Come se ogni giorno si potesse esperire la credibilità e al contempo mettere alla prova i confini del reale, Jorge Macchi (Buenos Aires, 1963) scardina il senso della visione ordinaria per riconsegnare altre prospettive. Nel suo lavoro ascensioni, percorsi e confini dell’immaginazione sono scelte sempre concrete, legate alla consuetudine, inversioni di uno sguardo marginale, mai scontato. L’artista effettua una scomposizione dei dati sensibili ed elabora nuove informazioni visuali, suggerisce spazi dove non esiste coscienza, produce sensazioni di universi percettivi in disuso e recupera la solidità di ciò che sta per svanire. La sua opera si fonda sull’idea di transito che racconta la nostra fugace esperienza, convoca tutta la gravità dell’esistenza e la sublima con l’inesorabile, crea relazioni inedite tra luogo comune e rappresentazione periferica, osserva la cancellazione di uno spazio e attua la costruzione di verità che nello stesso spazio trovano l’ultimo afflato.

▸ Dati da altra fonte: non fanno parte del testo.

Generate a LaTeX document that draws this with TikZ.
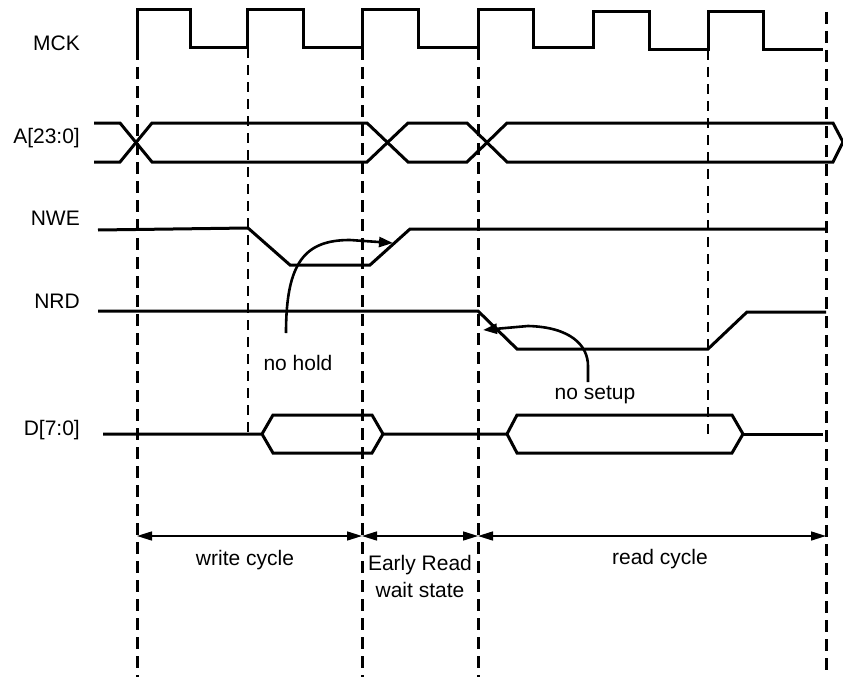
\documentclass[tikz,border=0pt]{standalone}
\usepackage{fontspec}
\setmainfont{Liberation Sans}
\usetikzlibrary{arrows.meta}
\begin{document}
\begin{tikzpicture}[x=1pt, y=-1pt, line join=miter,
  sig/.style={line width=3pt},
  cycle line/.style={line width=3pt, dash pattern=on 12pt off 7pt},
  ref line/.style={line width=1.7pt, dash pattern=on 10pt off 7pt},
  note arrow/.style={line width=2.6pt, -{Triangle[length=14pt,width=10pt]}},
  span arrow/.style={line width=1.5pt, {Triangle[length=15pt,width=9pt]}-{Triangle[length=15pt,width=9pt]}}]
\useasboundingbox (0,0) rectangle (843,677);
\begin{scope}[every node/.style={font=\fontsize{21}{27}\selectfont, inner sep=0pt}]
\node[anchor=east] (mck) at (80,43) {MCK};
\node[anchor=east] (addr) at (80,138) {A[23:0]};
\node[anchor=east] (nwe) at (80,218) {NWE};
\node[anchor=east] (nrd) at (80,301) {NRD};
\node[anchor=east] (data) at (80,430) {D[7:0]};
\node (nohold) at (298,363) {no hold};
\node (nosetup) at (595,395) {no setup};
\node (write) at (245,560) {write cycle};
\node[align=center] (early) at (420,576) {Early Read\\wait state};
\node (read) at (660,559) {read cycle};
\end{scope}
\begin{scope}
\draw[cycle line] (137,48) -- (137,677);
\draw[cycle line] (362,48) -- (362,677);
\draw[cycle line] (478,48) -- (478,677);
\draw[cycle line] (826,12) -- (826,677);
\draw[ref line] (248,48) -- (248,435);
\draw[ref line] (708,50) -- (708,435);
\end{scope}
\begin{scope}
\draw[sig] (137,48) -- (137,10) -- (190,10) -- (190,48) -- (247,48) -- (247,10) -- (303,10) -- (303,48)
  -- (362,48) -- (362,10) -- (418,10) -- (418,48) -- (478,48) -- (478,10) -- (533,10) -- (533,48)
  -- (593,48) -- (593,12) -- (649,12) -- (649,50) -- (708,50) -- (708,12) -- (763,12) -- (763,50) -- (823,50);
\draw[sig] (94,123) -- (120,123) -- (152,162) -- (367,162) -- (408,123) -- (467,123) -- (507,162) -- (833,162) -- (843,142);
\draw[sig] (94,162) -- (120,162) -- (152,123) -- (367,123) -- (408,162) -- (467,162) -- (507,123) -- (833,123) -- (843,142);
\draw[sig] (98,230) -- (248,228) -- (290,265) -- (370,265) -- (410,229) -- (826,229);
\draw[sig] (98,311) -- (478,311) -- (517,349) -- (708,349) -- (747,312) -- (826,312);
\draw[sig] (103,434) -- (262,434) -- (273,415) -- (372,415) -- (383,434) -- (372,453) -- (273,453) -- (262,434);
\draw[sig] (383,434) -- (507,434) -- (517,415) -- (732,415) -- (743,434) -- (732,453) -- (517,453) -- (507,434);
\draw[sig] (743,434) -- (823,434);
\end{scope}
\begin{scope}
\coordinate (hold from) at (286,333);
\coordinate (hold to) at (393,243);
\coordinate (setup from) at (588,382);
\coordinate (setup to) at (483,330);
\draw[note arrow] (hold from) .. controls (286,262) and (305,240) .. (350,240) -- (hold to);
\draw[note arrow] (setup from) -- (588,366) .. controls (588,345) and (570,327) .. (528,326) -- (setup to);
\coordinate (c0) at (137,536);
\coordinate (c1) at (362,536);
\coordinate (c2) at (478,536);
\coordinate (c3) at (826,536);
\draw[span arrow] (c0) -- (c1);
\draw[span arrow] (c1) -- (c2);
\draw[span arrow] (c2) -- (c3);
\end{scope}
\end{tikzpicture}
\end{document}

Giacché molte opere contengono note destinate a riverberarsi a lungo, si consiglia l’acquisto del catalogo per verificare come i lavori di Macchi, nel soddisfare desideri di novità parecchio assopiti in questa Biennale, abbiano squassato gli automatismi ed elevato l’idea di percezione.
In Monoblock ritaglia le pagine degli annunci mortuari fino a cancellare di ogni nome la presenza su questo mondo, Blue Planet raffigura continenti squilibrati proprio dall’assenza dei continenti, laddove resta solo acqua in un globo terracqueo che di terreno non ha più nulla, in Leu feuilles mortes identifica nel crollo delle righe di un quaderno la propensione all’umana caduta. Fuori catalogo (ma in laguna al Padiglione Italiano) Still-Song è una stanza bianca con centinai di fori al posto della luce stroboscopica diretta sulle pareti per simulare una festa conclusa per sempre mentre sembra di sentirne ancora la musica.
Scelta invece dalla curatrice del Padiglione Adriana Rosenberg per presentare l’Argentina in questa 51a edizione della Biennale (e prevista alla fine di quest’anno alla Galleria Continua a San Gimignano), La Ascension è un’installazione site specific, a guisa di tappeto elastico forgiato secondo la dima dell’affresco barocco soprastante che raffigura L’Assunzione della Vergine Maria e sembra specchiarla nel riflesso della sua tipica forma.
Nel cd del catalogo una viola da gamba, strumento antico del ‘400, predecessore del violino, evoca con il suono morbido e delicato un salto nel vuoto che sembra far parte di un concerto definitivo e che per tre giorni è stata una performance sul tentativo dell’essere umano di ascendere al cielo, nel doppio significato del titolo che include il dogma della glorificazione della Vergine anticipata per singolare privilegio, e di quello della resurrezione degli uomini prevista invece alla fine dei tempi.
La musica composta per gli astanti da Edgardo Rudnitzki, e performata al Palagraziussi dal vivo, dove è stata registrata e resa evento, ha visto un acrobata accennare piccoli salti sul tappeto elastico blu, laddove la risonanza delle pelli tese sul tamburo-materasso pareva l’avvio di percussioni per una nuova pacata civiltà.